Hindery is a major Democratic contributor as well as fundraiser; so far he’s donated over $60,000 to the Democrats for the 2006 election cycle, and he contributed over $160,000 to the Democrats in 2004.
Hindery is an activist as well as a money-man; he serves on the Board of Advisors of left-wing Democracy Radio, and was awarded the “Oates-Shrum Leadership Award of the Gay & Lesbian Victory Fund.”
So there you have it: Business Week published a vicious attack on President Bush by a man whom the magazine blandly represented as a telecom executive, writing in his field of expertise. But the magazine not only forgot to mention that Hindery was the CEO of Global Crossing; it also omitted the highly-relevant facts that Hindery is a Democratic Party activist and fundraiser, and was, fact, a contender for the Chairmanship of the Democratic Party.

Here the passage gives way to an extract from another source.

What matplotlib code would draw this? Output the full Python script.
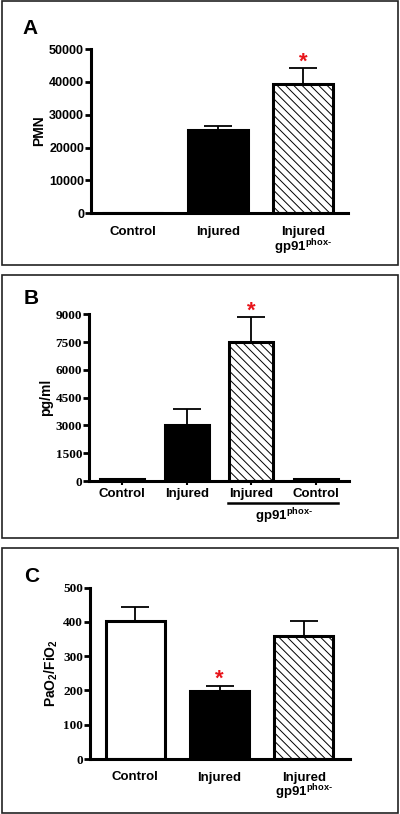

But–you may protest–magazines sometimes get fooled. Maybe Business Week got a submission from Leo Hindery and printed it without realizing that it was nothing but a Democratic Party hit-job. Um, no. In fact, Business Week reported on Mr. Hindery just last December: “The Democrats Go Scouting For A Savior”:

For Democrats who long to see the DNC run more like a business, there’s Hindery, an ex-Tele-Communications Inc. president and AT&T Broadband & Internet Services (T ) CEO. But some worry about Hindery’s later tenure at scandal-plagued Global Crossing Ltd. (GLBC ), a company to which McAuliffe also had connections.

Funny how much Business Week could forget in such a short time.